Anya and Maya come back down. Shoes go on. Out the door we go and into the car and driving off down the Heights hill where we live. Anya is singing and singing. I still can't understand her words. Maya looks at Jay. You know what she's singing? It's 'Burning Ring of Fire" and indeed I hear now Don, don, don, flaaaming don don" This is a song we sing as we carry her down the stairs. We have done that since we lived in the condo. Now Maya opposes it with "Up Up Up to the birdie in the sky" when she takes her upstairs. But the Down Down Down seems to have gone into the programming of her brain which is slightly unsettling and at the same time endearing. After a while she starts with the ABC song and gets to D sometimes before she just repeats the first three letters. We all sing the song with her. She studies us while we sing. Maya says, " Russ says he was 24 before he realized that was the same tune as Twinkle Twinkle little star. I was 34" Jay says, " I was thirty-three". "Sixty seven," I say from the back seat.

Bye, bye Cotchett

I wrote an email to friends who had been in the fire. We had just been dumped by our superduper lawyer, Joe Cotchett. This was done very rudely. Now we are left once more without representation and must interview and go through the hassle of finding someone else. After I wrote that email, I kept feeling very uncomfortable. I lay awake last night listening to the storm blowing in from the east, and twisting and turning internally knowing sleep would not come with such agitation in my heart, the sense that I had missed something, something unseen and unacknowledged. Then it swept over me like the windblown pelting rain on the windows and roof. It is the loss. There will never be any "just compensation". It is gone.

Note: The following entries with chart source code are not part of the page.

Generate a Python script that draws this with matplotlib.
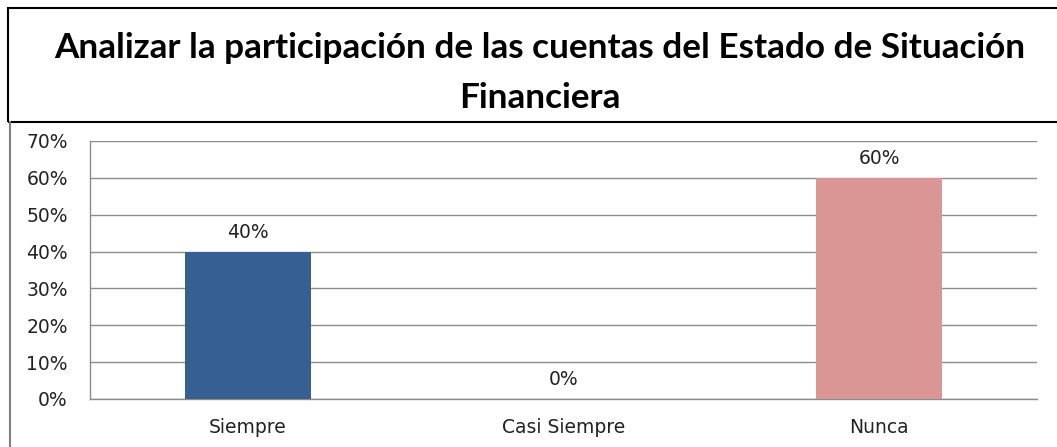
import matplotlib
matplotlib.use("Agg")
import matplotlib.pyplot as plt
from matplotlib.patches import Rectangle
from matplotlib.lines import Line2D
from matplotlib.ticker import FuncFormatter, MultipleLocator

categories = ["Siempre", "Casi Siempre", "Nunca"]
values = [0.40, 0.00, 0.60]
bar_colors = ["#376092", "#4F81BD", "#D99694"]
title = "Analizar la participación de las cuentas del Estado de Situación\nFinanciera"

W, H = 1057, 447
fig = plt.figure(figsize=(W / 100, H / 100), dpi=100)

# frame decorations
fig.add_artist(Rectangle((8 / W, 1 - 122 / H), (W + 5 - 8) / W, (122 - 8) / H,
                         transform=fig.transFigure, fill=False, edgecolor="black", lw=1.5))
fig.add_artist(Line2D([10 / W, 10 / W], [0, 1 - 122 / H], transform=fig.transFigure,
                      color="#808080", lw=1.5))

fig.text(540 / W, 1 - 73 / H, title, ha="center", va="center", fontsize=25.3,
         fontweight="bold", family="Lato", linespacing=1.7)

ax = fig.add_axes([90 / W, 1 - 399 / H, (1037 - 90) / W, (399 - 141) / H])
x = range(len(categories))
bars = ax.bar(x, values, width=0.4, color=bar_colors, zorder=3)
ax.set_xlim(-0.5, 2.5)
ax.set_ylim(0, 0.70)
ax.yaxis.set_major_locator(MultipleLocator(0.10))
ax.yaxis.set_major_formatter(FuncFormatter(lambda v, p: f"{v*100:.0f}%"))
ax.grid(axis="y", color="#8c8c8c", lw=1, zorder=0)
ax.set_axisbelow(True)
for s in ["top", "right"]:
    ax.spines[s].set_visible(False)
for s in ["left", "bottom"]:
    ax.spines[s].set_color("#8c8c8c")
    ax.spines[s].set_linewidth(1)
ax.set_xticks(list(x))
ax.set_xticklabels(categories)
ax.tick_params(axis="y", length=0, pad=16, labelsize=13.5, colors="#222222")
ax.tick_params(axis="x", length=0, pad=14, labelsize=13.5, colors="#222222")
for xi, v in zip(x, values):
    ax.annotate(f"{v*100:.0f}%", (xi, v), xytext=(0, 14), textcoords="offset points",
                ha="center", va="center", fontsize=13.5, color="#222222")

fig.savefig("out.png", dpi=100)
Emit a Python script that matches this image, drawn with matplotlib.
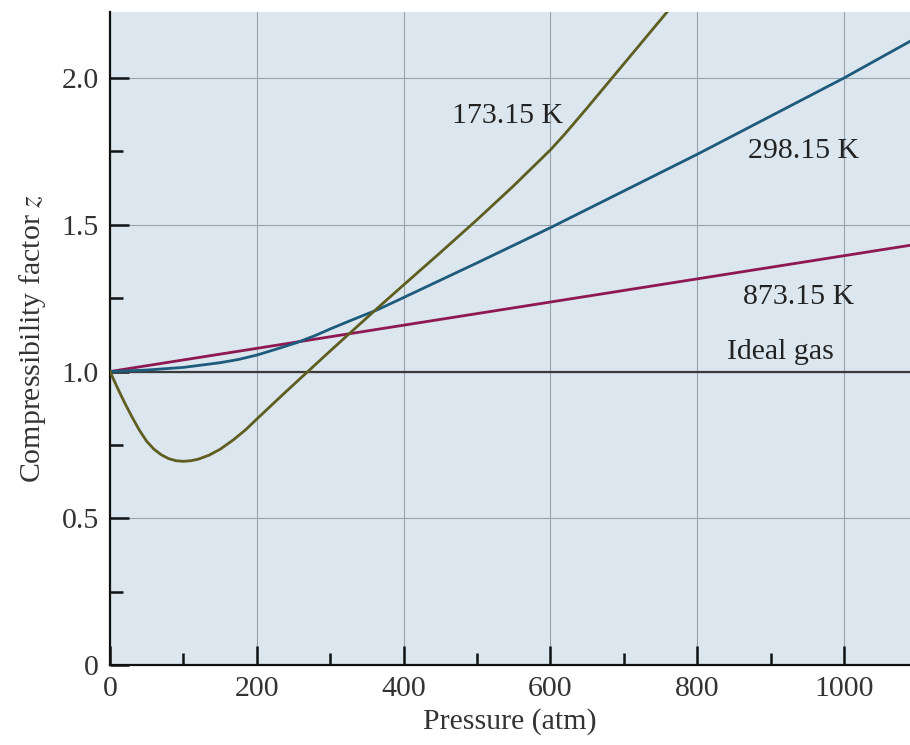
import matplotlib
matplotlib.use("Agg")
import matplotlib.pyplot as plt
from matplotlib.ticker import MultipleLocator, FuncFormatter

# ── data ────────────────────────────────────────────────────────────
p_173 = [0, 10, 20, 30, 40, 50, 60, 70, 80, 90, 100, 110, 120, 135, 150,
         168, 185, 200, 220, 240, 260, 280, 300, 330, 364, 400, 450, 500,
         550, 600, 620, 650, 684, 720, 760]
z_173 = [1.0, 0.945, 0.893, 0.845, 0.80, 0.762, 0.735, 0.716, 0.703,
         0.696, 0.694, 0.696, 0.701, 0.715, 0.735, 0.767, 0.802, 0.838,
         0.885, 0.932, 0.978, 1.024, 1.07, 1.138, 1.215, 1.295, 1.405,
         1.517, 1.633, 1.755, 1.81, 1.898, 2.0, 2.108, 2.228]

p_298 = [0, 50, 100, 150, 175, 200, 225, 254, 280, 300, 330, 364, 400,
         500, 600, 700, 800, 900, 1000, 1090]
z_298 = [1.0, 1.005, 1.014, 1.03, 1.041, 1.056, 1.075, 1.098, 1.123, 1.145,
         1.176, 1.21, 1.252, 1.37, 1.49, 1.615, 1.74, 1.87, 2.0, 2.125]

p_873 = [0, 1090]
z_873 = [1.0, 1.43]

p_ideal = [0, 1090]
z_ideal = [1.0, 1.0]

# ── colours ─────────────────────────────────────────────────────────
CLR_BG = "#dbe6ee"
CLR_GRID = "#98a2aa"
CLR_173 = "#5f5d1f"
CLR_298 = "#1d5a7c"
CLR_873 = "#8d1852"
CLR_IDEAL = "#3b3b3b"
FS = 21.5

plt.rcParams["font.family"] = ["Liberation Serif", "DejaVu Serif"]
plt.rcParams["mathtext.fontset"] = "stix"

fig = plt.figure(figsize=(9.1, 7.45), dpi=100)
ax = fig.add_axes([0.1209, 0.1074, 1.0 - 0.1209, 0.9839 - 0.1074])
ax.set_facecolor(CLR_BG)

ax.plot(p_ideal, z_ideal, color=CLR_IDEAL, lw=1.6, zorder=3)
ax.plot(p_873, z_873, color=CLR_873, lw=2.0, zorder=4)
ax.plot(p_298, z_298, color=CLR_298, lw=2.0, zorder=4)
ax.plot(p_173, z_173, color=CLR_173, lw=2.0, zorder=4,
        solid_joinstyle="round")

# curve labels
txt = dict(fontsize=FS, color="#222222", ha="left", va="baseline", zorder=5)
ax.text(466, 1.847, "173.15 K", **txt)
ax.text(869, 1.727, "298.15 K", **txt)
ax.text(862, 1.230, "873.15 K", **txt)
ax.text(841, 1.043, "Ideal gas", **txt)

ax.set_xlim(0, 1090)
ax.set_ylim(0, 2.225)
ax.xaxis.set_major_locator(MultipleLocator(200))
ax.xaxis.set_minor_locator(MultipleLocator(100))
ax.yaxis.set_major_locator(MultipleLocator(0.5))
ax.yaxis.set_minor_locator(MultipleLocator(0.25))
ax.yaxis.set_major_formatter(
    FuncFormatter(lambda v, _: "0" if v == 0 else f"{v:.1f}"))

ax.grid(True, which="major", color=CLR_GRID, lw=0.8, zorder=1)
ax.set_axisbelow(True)

for side in ("top", "right"):
    ax.spines[side].set_visible(False)
for side in ("left", "bottom"):
    ax.spines[side].set_linewidth(1.6)
    ax.spines[side].set_color("#111111")

ax.tick_params(which="major", direction="in", length=14, width=1.8,
               labelsize=FS, pad=8, colors="#111111", labelcolor="#333333")
ax.tick_params(which="minor", direction="in", length=9, width=1.8,
               colors="#111111")

ax.set_xlabel("Pressure (atm)", fontsize=FS, color="#333333", labelpad=4)
ax.set_ylabel("Compressibility factor $z$", fontsize=FS,
              color="#333333", labelpad=10)

fig.savefig("out.png", dpi=100)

That's what the email I wrote had ignored and what my brief romance with Cotchett had hidden with the hope of his expertise.

This summer in my green oasis, I would forget about the fire until I raised my eyes to the mountains around me, a habit of many years, a moments pause in the day's activities, and whatever mess I was entangled with for the moment, I could look up and sense the broader life around me. I was often reminded of those words from Psalms "I will lift mine eyes to the hills from when cometh my help..." and then could return to the stubborn weeds in the garden, or the wheelbarrow of wood, or the hammer and nails, refreshed, released from the grip of the ego's agenda. Sometimes of course the sense of help wasn't there. It was just an inscrutable green maze. But there was always a moment of connection with something beyond my self imposed struggle.

Now when the habitual gesture arises and I gaze up, there is momentary shock and discontinuity, not the soothing spaciousness that lifted my heart. I know that eventually that will change, life goes on, wounds heal, ect ect and I also know that to try to escape the feeling of loss compounds the pain. The truth of loss is at once humbling and also accompanied by a sense of ease, an untangling and release of knotted energy. Nothing to hide from. Having seen the truth, I could sleep.